Le procureur de la République de Rennes a demandé, le 11 septembre 2023, une peine de six mois de prison ferme à l'ancien chef de file de l'Action française pour incitation à la haine et organisation d'une manifestation illégale lors d'une lecture de drag-queens organisée à Saint-Senoux (Ille-et-Vilaine) en mai 2023.
Le samedi 13 mai 2023, quinze à vingt militants d'extrême-droite, tous masqués et cagoulés, avaient fait une irruption devant la médiathèque de Saint-Senoux, où un atelier lecture sur l'égalité de genre destiné aux enfants de 3 à 6 ans était organisé par trois drag-queens.
L'un des militants avait pu être identifié, un étudiant de Sciences-Po Rennes âgé de 24 ans et originaire du Mans (Sarthe). Il avait déjà été condamné pour avoir dégradé la vitrine de la permanence de l'ancien député LREM de la première circonscription de la Sarthe, Damien Pichereau.
Cet étudiant, connu sous le nom de Marc Visada sur les réseaux sociaux, est l'ancien chef de file de l'Action française à Rennes et le créateur du mouvement local Oriflamme, issu de la scission locale du mouvement politique maurrassien.
Le jour de l'intervention de ce groupe, ce jeune père de famille tenait le mégaphone, son visage n'étant pas complètement masqué. Il avait lu un tract qualifiant les personnes LGBT de dégénérées tout en scandant « Moins de trans, plus de France » ou encore « A nos enfants, inculquez nos racines, n'imposez pas les drag-queens »…
Ce militant d'extrême-droite estime avoir été choisi pour scander ces slogans en raison de ses qualités oratoires et parce qu'il est un peu plus courageux que les autres, c'est pourquoi il s'est aussi sacrifié en apparaissant à visage découvert. Mais il a expliqué avoir quitté le bureau politique d'Oriflamme en janvier 2023, à la naissance de son fils.
Selon lui, il ne peut donc pas être responsable d'avoir organisé une manifestation sans déclaration en préfecture, ni de provocation publique à la haine ou à la violence en raison de l'orientation sexuelle des drag-queens chargées de la lecture ce jour-là.
Les tracts avaient été violemment distribués, plaqués sur le torse, jetés au visage des participants.

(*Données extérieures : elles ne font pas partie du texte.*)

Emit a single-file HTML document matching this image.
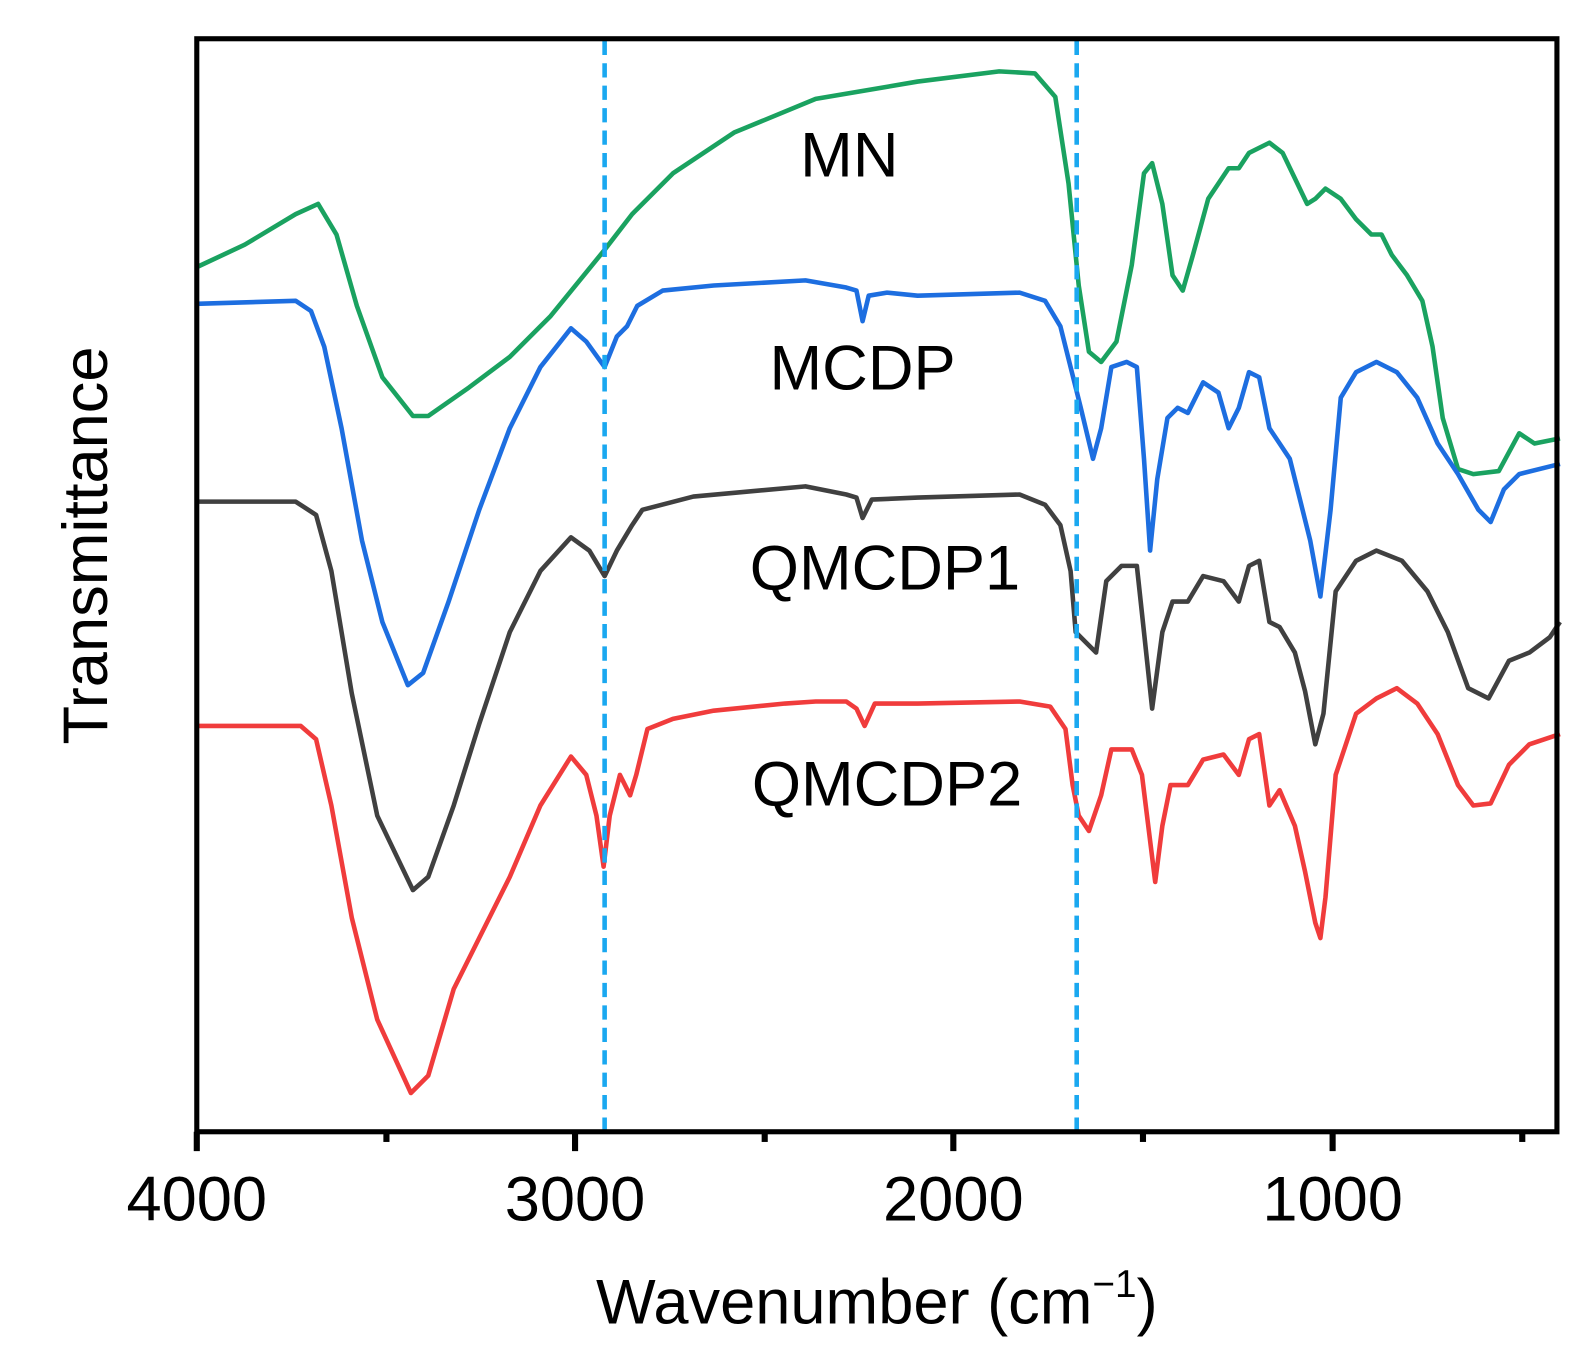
<!DOCTYPE html>
<html><head><meta charset="utf-8"><style>html,body{margin:0;padding:0;background:#fff}svg{display:block}</style></head><body>
<svg width="1594" height="1363" viewBox="0 0 1594 1363" xmlns="http://www.w3.org/2000/svg" font-family="Liberation Sans, Arial, sans-serif">
<g transform="scale(1.0196)">
<g fill="none" stroke-width="4.5" stroke-linejoin="round">
<polyline stroke="#1aa260" points="193,262 240,240 290,210 312,200 330,230 350,300 375,370 405,408 420,408 460,380 500,350 540,310 593,245 620,210 660,170 720,130 800,97 900,80 980,70 1015,72 1035,95 1048,180 1058,280 1068,345 1080,355 1095,335 1110,260 1122,170 1130,160 1140,200 1150,270 1160,285 1170,250 1185,195 1205,165 1215,165 1225,150 1245,140 1258,150 1270,175 1282,200 1290,195 1300,185 1315,195 1330,215 1345,230 1355,230 1365,250 1380,270 1395,295 1405,340 1415,410 1430,460 1445,465 1470,462 1490,425 1505,435 1530,430"/>
<polyline stroke="#1d6ee0" points="193,298 290,295 305,305 318,340 335,420 355,530 375,610 400,672 415,660 440,590 470,500 500,420 530,360 560,322 575,335 593,360 605,330 615,320 625,300 650,285 700,280 790,275 830,282 840,285 846,315 852,290 870,287 900,290 1000,287 1025,295 1040,320 1050,360 1060,400 1072,450 1080,420 1090,360 1105,355 1115,360 1122,450 1128,540 1135,470 1145,410 1155,400 1165,405 1180,375 1195,385 1205,420 1215,400 1225,365 1235,370 1245,420 1255,435 1265,450 1275,490 1285,530 1295,585 1305,500 1315,390 1330,365 1350,355 1370,365 1390,390 1410,435 1430,465 1450,500 1462,512 1475,480 1490,465 1530,455"/>
<polyline stroke="#404040" points="193,492 290,492 310,505 325,560 345,680 370,800 405,873 420,860 445,790 470,710 500,620 530,560 560,527 578,540 593,565 605,540 620,515 630,500 680,487 790,477 830,485 840,488 846,508 855,490 900,488 1000,485 1025,495 1040,515 1050,560 1055,620 1065,630 1075,640 1085,570 1100,555 1115,555 1122,620 1130,695 1140,620 1150,590 1165,590 1180,565 1200,570 1215,590 1225,555 1235,550 1245,610 1255,615 1270,640 1280,678 1290,730 1298,700 1310,580 1330,550 1350,540 1375,550 1400,580 1420,620 1440,675 1460,685 1480,648 1500,640 1520,625 1530,610"/>
<polyline stroke="#f03c3c" points="193,712 295,712 310,725 325,790 345,900 370,1000 403,1072 420,1055 445,970 470,920 500,860 530,790 560,742 575,760 585,800 592,850 598,800 608,760 618,780 624,760 635,715 660,705 700,697 770,690 800,688 830,688 840,695 848,712 858,690 900,690 1000,688 1030,693 1045,715 1052,770 1058,800 1068,815 1080,780 1090,735 1110,735 1120,760 1133,865 1140,810 1148,770 1165,770 1180,745 1200,740 1215,760 1225,725 1235,720 1245,790 1255,775 1270,810 1280,855 1290,905 1295,920 1300,880 1310,760 1330,700 1350,685 1370,675 1390,690 1410,720 1430,770 1445,790 1462,788 1480,750 1500,730 1530,720"/>
</g>
<g stroke="#1aa8f0" stroke-width="4.5" stroke-dasharray="14,8">
<line x1="593" y1="40" x2="593" y2="1108"/>
<line x1="1056" y1="40" x2="1056" y2="1108"/>
</g>
<rect x="193" y="38" width="1334" height="1072" fill="none" stroke="#000" stroke-width="5"/>
<g stroke="#000" stroke-width="6">
<line x1="193" y1="1110" x2="193" y2="1129"/><line x1="564" y1="1110" x2="564" y2="1129"/><line x1="935" y1="1110" x2="935" y2="1129"/><line x1="1307" y1="1110" x2="1307" y2="1129"/>
<line x1="379" y1="1110" x2="379" y2="1120"/><line x1="750" y1="1110" x2="750" y2="1120"/><line x1="1121" y1="1110" x2="1121" y2="1120"/><line x1="1493" y1="1110" x2="1493" y2="1120"/>
</g>
<g font-size="62" text-anchor="middle" fill="#000">
<text x="193" y="1197">4000</text><text x="564" y="1197">3000</text><text x="935" y="1197">2000</text><text x="1307" y="1197">1000</text>
<text x="833" y="173">MN</text><text x="846" y="382">MCDP</text><text x="868" y="578">QMCDP1</text><text x="870" y="790">QMCDP2</text>
<text x="860" y="1298">Wavenumber (cm<tspan font-size="38" dy="-26">−1</tspan><tspan dy="26">)</tspan></text>
<text transform="translate(105,535) rotate(-90)">Transmittance</text>
</g>
</g>
</svg>
</body></html>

Les enfants n'avaient pas assisté à ces scènes, puisque la manifestation illégale s'était tenue à l'extérieur.
« Je porte un message politique, je ne vise pas des personnes, mais simplement des idéologies », a déclaré le jeune homme, aussi jugé pour avoir proféré des injures publiques envers la mairie et l'édile.
La maire de la commune a déploré à l'audience du tribunal correctionnel de Rennes que le jeune homme, qui préparait l'an dernier le concours d'entrée à l'École nationale d'administration (ENA), n'ait pas remis en question ce que tous, enfants, parents, la bibliothécaire et elle-même ont ressenti ce jour-là.
Pour le procureur de la République, il ne fait aucun doute que le jeune prévenu était parmi les organisateurs de cette manifestation, avant qu'elle ne se tienne. Selon le magistrat, il a continué d'en assumer la direction, l'organisation, la conduite, en lisant au mégaphone un texte dont on va faire semblant de croire qu'il n'en a pas écrit une ligne. Il a donc requis une peine de six mois de prison ferme à l'encontre du jeune homme.
Depuis ces événements, l'étudiant est traqué et recherché, a rappelé son avocat. Plusieurs militants d'extrême-gauche l'attendaient devant la Cité judiciaire au début de l'audience de ce lundi, à 14h.
L'avocat a plaidé que les propos étaient outrageants et excessifs, mais qu'il n'y avait pas de provocation publique à la haine. Il a donc demandé aux juges de prononcer la relaxe totale de son client.
Le tribunal, qui a mis sa décision en délibéré, se prononcera dans un mois.